**WHAT TO DO:**
Extract the lines of the material below, beginning with the first and ending with the line that holds "minutes_dots = [6, 3]". Skip every picture.

□ □ □ □

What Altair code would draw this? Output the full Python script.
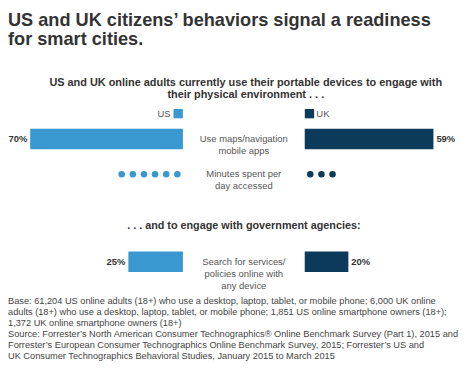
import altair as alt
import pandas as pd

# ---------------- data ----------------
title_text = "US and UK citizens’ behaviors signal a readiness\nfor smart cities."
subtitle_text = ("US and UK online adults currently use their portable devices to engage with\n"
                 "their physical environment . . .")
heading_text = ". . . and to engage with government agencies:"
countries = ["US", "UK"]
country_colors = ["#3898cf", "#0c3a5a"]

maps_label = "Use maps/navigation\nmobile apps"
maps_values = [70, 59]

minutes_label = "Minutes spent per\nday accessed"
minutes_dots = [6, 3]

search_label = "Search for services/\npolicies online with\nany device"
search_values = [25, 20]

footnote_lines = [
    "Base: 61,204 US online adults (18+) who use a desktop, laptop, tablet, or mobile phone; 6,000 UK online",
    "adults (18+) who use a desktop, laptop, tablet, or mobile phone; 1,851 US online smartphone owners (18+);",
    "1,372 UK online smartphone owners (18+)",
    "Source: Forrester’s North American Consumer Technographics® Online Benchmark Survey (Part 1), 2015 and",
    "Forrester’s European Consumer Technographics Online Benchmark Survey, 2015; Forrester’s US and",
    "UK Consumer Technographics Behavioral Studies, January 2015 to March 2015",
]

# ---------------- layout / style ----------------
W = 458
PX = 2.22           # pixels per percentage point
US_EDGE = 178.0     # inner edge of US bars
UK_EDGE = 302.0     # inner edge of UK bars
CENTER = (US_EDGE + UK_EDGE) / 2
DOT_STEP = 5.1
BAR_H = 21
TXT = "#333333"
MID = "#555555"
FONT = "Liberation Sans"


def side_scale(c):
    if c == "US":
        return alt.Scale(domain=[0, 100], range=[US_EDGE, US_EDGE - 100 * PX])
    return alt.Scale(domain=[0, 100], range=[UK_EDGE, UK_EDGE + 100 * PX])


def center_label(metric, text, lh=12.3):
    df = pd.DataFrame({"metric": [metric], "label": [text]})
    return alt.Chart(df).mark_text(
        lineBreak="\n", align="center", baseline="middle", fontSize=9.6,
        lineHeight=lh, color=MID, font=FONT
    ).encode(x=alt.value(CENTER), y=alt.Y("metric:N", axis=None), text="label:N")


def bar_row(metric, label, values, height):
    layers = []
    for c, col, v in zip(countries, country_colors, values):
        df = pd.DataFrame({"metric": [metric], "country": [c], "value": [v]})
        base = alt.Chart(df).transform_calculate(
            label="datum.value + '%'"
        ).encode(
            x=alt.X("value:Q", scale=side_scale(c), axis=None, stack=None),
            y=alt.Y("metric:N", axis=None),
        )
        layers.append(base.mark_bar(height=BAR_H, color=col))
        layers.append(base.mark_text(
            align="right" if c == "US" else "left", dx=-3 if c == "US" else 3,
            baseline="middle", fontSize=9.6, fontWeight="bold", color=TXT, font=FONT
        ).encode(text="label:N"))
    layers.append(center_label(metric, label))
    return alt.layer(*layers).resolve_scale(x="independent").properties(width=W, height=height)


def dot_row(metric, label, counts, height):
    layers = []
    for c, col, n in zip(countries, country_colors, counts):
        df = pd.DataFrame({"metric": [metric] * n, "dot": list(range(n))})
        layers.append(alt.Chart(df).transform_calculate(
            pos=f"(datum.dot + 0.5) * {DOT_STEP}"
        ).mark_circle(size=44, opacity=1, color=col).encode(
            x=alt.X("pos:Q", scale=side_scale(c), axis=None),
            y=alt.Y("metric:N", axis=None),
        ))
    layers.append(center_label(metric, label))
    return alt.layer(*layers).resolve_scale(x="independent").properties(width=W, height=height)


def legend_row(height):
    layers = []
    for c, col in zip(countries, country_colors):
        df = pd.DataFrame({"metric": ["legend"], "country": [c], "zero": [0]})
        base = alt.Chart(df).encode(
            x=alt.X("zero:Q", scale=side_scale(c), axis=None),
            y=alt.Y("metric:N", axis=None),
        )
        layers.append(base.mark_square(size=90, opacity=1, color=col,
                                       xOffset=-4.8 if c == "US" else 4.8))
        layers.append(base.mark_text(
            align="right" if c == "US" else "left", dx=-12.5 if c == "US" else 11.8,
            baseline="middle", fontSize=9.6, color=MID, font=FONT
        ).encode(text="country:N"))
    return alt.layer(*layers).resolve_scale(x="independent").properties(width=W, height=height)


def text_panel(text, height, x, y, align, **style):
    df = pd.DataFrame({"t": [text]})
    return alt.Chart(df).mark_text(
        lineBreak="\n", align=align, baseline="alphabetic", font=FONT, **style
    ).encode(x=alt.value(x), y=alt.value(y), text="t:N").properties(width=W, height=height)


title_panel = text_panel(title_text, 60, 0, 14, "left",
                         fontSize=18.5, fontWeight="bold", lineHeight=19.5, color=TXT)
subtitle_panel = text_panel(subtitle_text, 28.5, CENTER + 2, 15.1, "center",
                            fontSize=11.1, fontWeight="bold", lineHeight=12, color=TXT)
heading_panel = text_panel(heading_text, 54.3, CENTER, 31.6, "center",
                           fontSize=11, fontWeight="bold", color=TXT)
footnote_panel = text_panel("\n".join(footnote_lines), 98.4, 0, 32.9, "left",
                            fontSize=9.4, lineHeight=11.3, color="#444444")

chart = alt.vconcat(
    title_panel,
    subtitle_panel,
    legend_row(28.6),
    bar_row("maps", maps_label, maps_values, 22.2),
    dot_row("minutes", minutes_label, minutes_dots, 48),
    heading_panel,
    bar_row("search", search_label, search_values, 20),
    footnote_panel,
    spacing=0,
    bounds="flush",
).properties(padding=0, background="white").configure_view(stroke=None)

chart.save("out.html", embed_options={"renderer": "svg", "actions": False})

□ □ □ □

**WORKED SOLUTION:**
What Altair code would draw this? Output the full Python script.
import altair as alt
import pandas as pd

# ---------------- data ----------------
title_text = "US and UK citizens’ behaviors signal a readiness\nfor smart cities."
subtitle_text = ("US and UK online adults currently use their portable devices to engage with\n"
                 "their physical environment . . .")
heading_text = ". . . and to engage with government agencies:"
countries = ["US", "UK"]
country_colors = ["#3898cf", "#0c3a5a"]

maps_label = "Use maps/navigation\nmobile apps"
maps_values = [70, 59]

minutes_label = "Minutes spent per\nday accessed"
minutes_dots = [6, 3]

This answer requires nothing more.